Seelsches Bruch
Mal eine andere Betrachtung zu Natur und Zeit
Seelsches Bruch – Geschichte historisch
Das Landschaftsbild des Seelschen Bruches setzt sich
wohltuend durch seine harmonische Erscheinung vom angrenzenden agrarischen
Bördeumfeld ab. Ein großflächiges Niedermoorgebiet mit weiten Wiesenarealen,
von kleinen und großen Gräben durchzogen, einzelnen Baumreihen und lokalem Buschwerk
verleihen diesem Stück Heimat einen besonderen optischen Zauber.
Einst
lag an gleicher Stelle ein großer See, dessen
Fischreichtum zur Gründung von Siedlungen in seinem Umfeld führte. Nur
wenige Dörfer existieren heute noch. Einige Orte von damals haben als
Wüstungen
überlebt, wie Klein Hakenstedt und Osmarsleben, die in den Wirren des
Mittelalters verschwanden.
Herren der Burg Ummendorf und Erxleber Schloss hielten
jeweils sechs Pachtfischer auf den See, der Klosterhof Hakenstedt bis zum 30jährigen
Krieg drei. In den Seeboden eingelassene Pfähle markierten die Fanggebiete.

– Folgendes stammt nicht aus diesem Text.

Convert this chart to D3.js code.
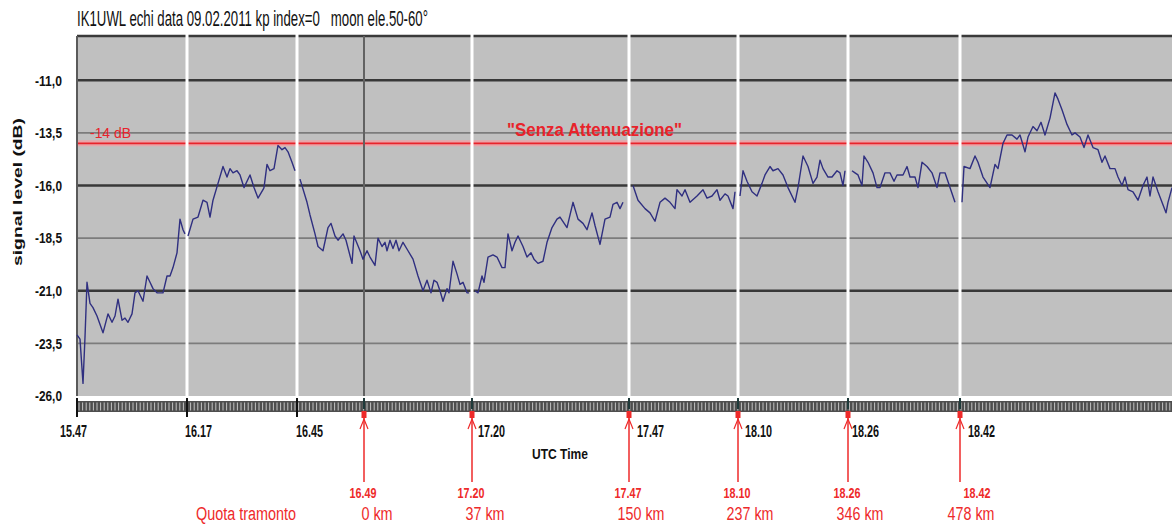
<!DOCTYPE html>
<html>
<head>
<meta charset="utf-8">
<script src="https://cdn.jsdelivr.net/npm/d3@7/dist/d3.min.js"></script>
<style>
  body { margin: 0; background: #fff; }
  text { font-family: "Liberation Sans Narrow", "Liberation Sans", Arial, sans-serif; }
</style>
</head>
<body>
<div id="wrapper"></div>
<script>
// echo sessions: [sample, dB], one array per recording
const s1547 = [[0,-23.1],[3,-23.3],[6,-25.4],[8,-23.2],[10,-20.6],[13,-21.6],[16,-21.8],[20,-22.2],[26,-23.0],[31,-22.1],[35,-22.5],[38,-22.2],[41,-21.4],[45,-22.4],[48,-22.3],[51,-22.5],[55,-22.1],[58,-21.1],[61,-21.0],[66,-21.5],[70,-20.3],[73,-20.6],[76,-20.9],[80,-21.1],[83,-21.1],[86,-21.1],[90,-20.3],[93,-20.3],[96,-19.9],[100,-19.2],[103,-17.6],[106,-18.1],[108,-18.3]]
const s1617 = [[111,-18.4],[116,-17.6],[121,-17.5],[126,-16.7],[130,-16.8],[133,-17.5],[136,-16.7],[141,-15.9],[146,-15.1],[150,-15.6],[153,-15.2],[156,-15.4],[160,-15.3],[163,-15.5],[167,-16.1],[173,-15.5],[177,-16.1],[181,-16.6],[186,-16.2],[187,-16.1],[190,-15.0],[193,-15.3],[197,-15.2],[201,-14.1],[205,-14.3],[208,-14.2],[211,-14.4],[215,-14.9],[218,-15.3]]
const s1645 = [[223,-15.7],[230,-16.8],[233,-17.4],[238,-18.3],[241,-18.9],[246,-19.1],[251,-18.0],[254,-17.8],[258,-18.4],[261,-18.6],[266,-18.3],[269,-18.6],[275,-19.7],[277,-18.4],[283,-19.1],[286,-19.5],[290,-19.1],[293,-19.4],[298,-19.8],[301,-18.5],[305,-18.9],[308,-18.7],[310,-19.1],[313,-18.6],[316,-19.0],[319,-18.6],[322,-19.1],[326,-18.7],[331,-19.1],[336,-19.5],[341,-20.3],[346,-21.0],[350,-20.5],[354,-21.1],[357,-20.5],[360,-20.6],[363,-21.0],[366,-21.5],[370,-20.9],[372,-21.1],[376,-19.6],[380,-20.2],[383,-20.7],[386,-20.6],[390,-21.1],[392,-21.1]]
const s1720 = [[398,-21.0],[401,-21.1],[405,-20.3],[407,-20.6],[411,-19.4],[416,-19.3],[420,-19.4],[425,-19.9],[428,-19.9],[431,-18.3],[435,-19.1],[438,-18.7],[441,-18.4],[446,-18.9],[450,-19.4],[454,-19.2],[457,-19.5],[461,-19.7],[466,-19.6],[470,-18.7],[475,-18.0],[480,-17.6],[483,-17.5],[490,-18.0],[496,-16.8],[501,-17.6],[506,-17.8],[510,-18.1],[515,-17.3],[518,-17.9],[523,-18.8],[528,-17.6],[533,-17.5],[536,-16.9],[540,-16.8],[543,-17.1],[546,-16.8]]
const s1747 = [[556,-16.0],[561,-16.7],[568,-17.1],[573,-17.3],[578,-17.7],[583,-16.8],[588,-16.6],[593,-16.8],[598,-17.1],[600,-16.2],[605,-16.5],[608,-16.2],[613,-16.8],[620,-16.5],[626,-16.2],[630,-16.6],[635,-16.5],[640,-16.2],[643,-16.7],[648,-16.4],[651,-16.5],[656,-17.1],[658,-16.3]]
const s1810 = [[663,-16.5],[666,-15.3],[670,-15.8],[675,-16.3],[680,-16.5],[685,-15.9],[688,-15.5],[693,-15.1],[696,-15.3],[701,-15.2],[706,-15.5],[711,-16.1],[718,-16.8],[721,-16.1],[726,-14.6],[731,-15.1],[736,-15.9],[740,-15.6],[743,-14.8],[746,-15.2],[751,-15.6],[755,-15.6],[760,-15.3],[763,-15.4],[766,-16.0],[768,-15.3]]
const s1826 = [[775,-15.3],[778,-15.4],[781,-15.5],[785,-16.0],[787,-14.6],[791,-14.9],[796,-15.4],[800,-16.1],[803,-16.1],[808,-15.4],[813,-15.4],[817,-15.8],[820,-15.5],[826,-15.5],[830,-15.1],[833,-15.6],[838,-15.6],[841,-16.1],[845,-14.9],[850,-15.1],[855,-15.4],[860,-16.1],[863,-15.4],[868,-15.4],[873,-16.1],[878,-16.8]]
const s1842 = [[885,-16.8],[887,-15.1],[893,-15.2],[898,-14.6],[901,-14.9],[906,-15.6],[913,-16.1],[918,-15.0],[921,-15.2],[926,-14.0],[930,-13.6],[935,-13.6],[940,-13.8],[943,-13.6],[948,-14.4],[951,-13.7],[956,-13.2],[960,-13.4],[964,-13.0],[968,-13.6],[973,-12.8],[978,-11.6],[981,-11.9],[985,-12.4],[990,-13.1],[995,-13.6],[998,-13.5],[1003,-13.7],[1007,-14.2],[1011,-13.6],[1016,-14.2],[1021,-14.3],[1025,-14.9],[1028,-14.6],[1033,-15.2],[1038,-15.2],[1041,-15.6],[1045,-16.0],[1048,-15.6],[1051,-16.2],[1056,-16.3],[1061,-16.7],[1066,-16.0],[1070,-15.6],[1073,-16.5],[1076,-15.6],[1081,-16.3],[1085,-16.8],[1089,-17.3],[1091,-16.8],[1095,-16.1]]
const sessions = [s1547, s1617, s1645, s1720, s1747, s1810, s1826, s1842]

// axis
const yTicks = [-11, -13.5, -16, -18.5, -21, -23.5, -26]
const tickTimes = ["15.47", "16.17", "16.45", "16.49", "17.20", "17.47", "18.10", "18.26", "18.42"]
const tickSamples = [0, 110, 220, 287, 395, 552, 661, 771, 883]

// reference level and moonset annotations
const refLevel = -14
const markerTimes = ["16.49", "17.20", "17.47", "18.10", "18.26", "18.42"]
const markerKm = ["0 km", "37 km", "150 km", "237 km", "346 km", "478 km"]

function drawChart() {
  const dimensions = {
    width: 1172,
    height: 524,
    margin: { top: 36, right: -2, bottom: 128, left: 77 },
  }
  dimensions.boundedWidth = dimensions.width - dimensions.margin.left - dimensions.margin.right
  dimensions.boundedHeight = dimensions.height - dimensions.margin.top - dimensions.margin.bottom

  const wrapper = d3.select("#wrapper")
    .append("svg")
      .attr("width", dimensions.width)
      .attr("height", dimensions.height)
      .style("display", "block")

  const bounds = wrapper.append("g")
      .attr("transform", `translate(${dimensions.margin.left},${dimensions.margin.top})`)

  const xScale = d3.scaleLinear()
    .domain([0, 1097])
    .range([0, dimensions.boundedWidth])
  const yScale = d3.scaleLinear()
    .domain([-26, -8.9])
    .range([dimensions.boundedHeight, 0])

  const bh = dimensions.boundedHeight
  const bw = dimensions.boundedWidth

  // plot background
  bounds.append("rect")
      .attr("width", bw)
      .attr("height", bh)
      .attr("fill", "#c0c0c0")

  // horizontal grid: thin at the half steps, heavy at -11, -16, -21
  bounds.append("g").selectAll("line")
    .data(yTicks.filter(d => d > -26))
    .join("line")
      .attr("x1", 0)
      .attr("x2", bw)
      .attr("y1", d => yScale(d))
      .attr("y2", d => yScale(d))
      .attr("stroke", d => Number.isInteger(d) ? "#383838" : "#7c7c7c")
      .attr("stroke-width", d => Number.isInteger(d) ? 2.6 : 1.6)

  // top border
  bounds.append("line")
      .attr("x1", 0).attr("x2", bw)
      .attr("y1", 0).attr("y2", 0)
      .attr("stroke", "#3a3a3a")
      .attr("stroke-width", 2.6)

  // -14 dB reference
  bounds.append("line")
      .attr("x1", 0).attr("x2", bw)
      .attr("y1", yScale(refLevel)).attr("y2", yScale(refLevel))
      .attr("stroke", "#eaa4a8")
      .attr("stroke-width", 6)
  bounds.append("line")
      .attr("x1", 0).attr("x2", bw)
      .attr("y1", yScale(refLevel)).attr("y2", yScale(refLevel))
      .attr("stroke", "#e8232b")
      .attr("stroke-width", 1.8)

  // session separators
  const ticks = tickTimes.map((t, i) => ({ time: t, sample: tickSamples[i] }))
  bounds.append("g").selectAll("line")
    .data(ticks.filter(d => d.time != "15.47" && d.time != "16.49"))
    .join("line")
      .attr("x1", d => xScale(d.sample)).attr("x2", d => xScale(d.sample))
      .attr("y1", -3).attr("y2", bh + 2)
      .attr("stroke", "#ffffff")
      .attr("stroke-width", 3)
  bounds.append("line")
      .attr("x1", xScale(287)).attr("x2", xScale(287))
      .attr("y1", 0).attr("y2", bh)
      .attr("stroke", "#626262")
      .attr("stroke-width", 2)

  // left border
  bounds.append("line")
      .attr("x1", 0).attr("x2", 0)
      .attr("y1", 0).attr("y2", bh)
      .attr("stroke", "#5a5a5a")
      .attr("stroke-width", 2)

  // signal
  const lineGenerator = d3.line()
    .x(d => xScale(d[0]))
    .y(d => yScale(d[1]))
  bounds.append("g").selectAll("path")
    .data(sessions)
    .join("path")
      .attr("d", lineGenerator)
      .attr("fill", "none")
      .attr("stroke", "#2f2f80")
      .attr("stroke-width", 1.4)
      .attr("stroke-linejoin", "round")

  bounds.append("text")
      .attr("x", 13)
      .attr("y", yScale(refLevel) - 5)
      .attr("fill", "#e8232b")
      .attr("font-size", 15)
      .attr("textLength", 41)
      .attr("lengthAdjust", "spacingAndGlyphs")
      .text("-14 dB")
  bounds.append("text")
      .attr("x", 430)
      .attr("y", yScale(refLevel) - 7)
      .attr("fill", "#e8232b")
      .attr("font-size", 19)
      .attr("font-weight", "bold")
      .attr("textLength", 175)
      .attr("lengthAdjust", "spacingAndGlyphs")
      .text("\"Senza Attenuazione\"")

  // y axis
  const yAxisGenerator = d3.axisLeft(yScale)
    .tickValues(yTicks)
    .tickSize(0)
    .tickPadding(15)
    .tickFormat(d => d3.format(".1f")(d).replace(".", ",").replace("−", "-"))
  const yAxis = bounds.append("g").call(yAxisGenerator)
  yAxis.select(".domain").remove()
  yAxis.selectAll("text")
      .attr("font-family", null)
      .attr("font-size", 15)
      .attr("font-weight", "bold")
      .attr("fill", "#111")
      .attr("textLength", 27)
      .attr("lengthAdjust", "spacingAndGlyphs")

  wrapper.append("text")
      .attr("transform", "translate(22,192) rotate(-90)")
      .attr("text-anchor", "middle")
      .attr("font-size", 13)
      .attr("font-weight", "bold")
      .attr("fill", "#111")
      .attr("textLength", 148)
      .attr("lengthAdjust", "spacingAndGlyphs")
      .text("signal level (dB)")

  // x axis band
  const band = bounds.append("g")
      .attr("transform", `translate(0,${bh + 5})`)
  band.append("rect")
      .attr("width", bw)
      .attr("height", 11)
      .attr("fill", "#4e4e4e")
  band.selectAll(".minor")
    .data(d3.range(2, 1097, 3.6))
    .join("line")
      .attr("class", "minor")
      .attr("x1", d => xScale(d)).attr("x2", d => xScale(d))
      .attr("y1", 1.5).attr("y2", 9.5)
      .attr("stroke", "#d0d0d0")
      .attr("stroke-width", 0.9)
  band.selectAll(".major")
    .data(ticks)
    .join("line")
      .attr("class", "major")
      .attr("x1", d => xScale(d.sample)).attr("x2", d => xScale(d.sample))
      .attr("y1", -3)
      .attr("y2", d => markerTimes.includes(d.time) ? 8 : 16)
      .attr("stroke", d => markerTimes.includes(d.time) ? "#1f3a3a" : "#111")
      .attr("stroke-width", 2)

  const labelOffset = { "15.47": -17, "16.17": -2, "16.45": -1, "17.20": 6, "17.47": 8, "18.10": 7, "18.26": 4, "18.42": 8 }
  bounds.append("g").selectAll("text")
    .data(ticks.filter(d => d.time != "16.49"))
    .join("text")
      .attr("x", d => xScale(d.sample) + labelOffset[d.time])
      .attr("y", bh + 41)
      .attr("font-size", 16)
      .attr("font-weight", "bold")
      .attr("fill", "#111")
      .attr("textLength", 27)
      .attr("lengthAdjust", "spacingAndGlyphs")
      .text(d => d.time)

  bounds.append("text")
      .attr("x", 532 - dimensions.margin.left)
      .attr("y", bh + 63)
      .attr("font-size", 15)
      .attr("font-weight", "bold")
      .attr("fill", "#111")
      .attr("textLength", 56)
      .attr("lengthAdjust", "spacingAndGlyphs")
      .text("UTC Time")

  // moonset markers
  const markers = markerTimes.map((t, i) => ({
    time: t,
    km: markerKm[i],
    sample: tickSamples[tickTimes.indexOf(t)],
  }))
  const red = "#ee2a2a"
  const markerGroups = bounds.append("g").selectAll("g")
    .data(markers)
    .join("g")
      .attr("transform", d => `translate(${xScale(d.sample)},${bh})`)
  markerGroups.append("rect")
      .attr("x", -2.5).attr("y", 15)
      .attr("width", 5).attr("height", 7)
      .attr("fill", red)
  markerGroups.append("line")
      .attr("x1", 0).attr("x2", 0)
      .attr("y1", 22).attr("y2", 86)
      .attr("stroke", red)
      .attr("stroke-width", 1.5)
  markerGroups.append("path")
      .attr("d", "M-4,33 L0,23 L4,33")
      .attr("fill", "none")
      .attr("stroke", red)
      .attr("stroke-width", 1.2)
  markerGroups.append("text")
      .attr("x", d => d.time == "18.42" ? 17 : -1)
      .attr("y", 102)
      .attr("text-anchor", "middle")
      .attr("font-size", 15)
      .attr("font-weight", "bold")
      .attr("fill", red)
      .attr("textLength", 27)
      .attr("lengthAdjust", "spacingAndGlyphs")
      .text(d => d.time)
  markerGroups.append("text")
      .attr("x", d => d.time == "18.42" ? 11 : d.km.length > 5 ? 12 : 13)
      .attr("y", 124)
      .attr("text-anchor", "middle")
      .attr("font-size", 18)
      .attr("fill", red)
      .attr("textLength", d => d.km.length * 7.8)
      .attr("lengthAdjust", "spacingAndGlyphs")
      .text(d => d.km)

  wrapper.append("text")
      .attr("x", 196)
      .attr("y", dimensions.margin.top + bh + 124)
      .attr("font-size", 18)
      .attr("fill", red)
      .attr("textLength", 100)
      .attr("lengthAdjust", "spacingAndGlyphs")
      .text("Quota tramonto")

  // title
  wrapper.append("text")
      .attr("x", 77)
      .attr("y", 26)
      .attr("font-size", 22)
      .attr("fill", "#111")
      .attr("xml:space", "preserve")
      .style("white-space", "pre")
      .attr("textLength", 351)
      .attr("lengthAdjust", "spacingAndGlyphs")
      .text("IK1UWL echi data 09.02.2011 kp index=0   moon ele.50-60°")
}
drawChart()
</script>
</body>
</html>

Bei Missachtung dieser Linien drohten Sanktionen.
Als zunehmend Buschwerk und Schilf den Fischfang
behinderten, beschlossen 1550 die Häuser Ummendorf und Erxleben eine künstliche
Stauwehr am Reiherhals zu errichten. Doch die Verschilfung war nicht zu
stoppen. Noch 1662 galt das mit über 750 Hektar große Gewässer als „der größte
See im Erzbistum Magdeburg“.
Wirtschaftliche Aspekte gaben den Ausschlag zu seiner
Trockenlegung von 1719 bis 1724. Viele kleine Gräben und der über vier
Kilometer lange neue Hauptgraben übernahmen die Entwässerung bis zum
Reiherhals, von wo das Wasser in die Aller fließt.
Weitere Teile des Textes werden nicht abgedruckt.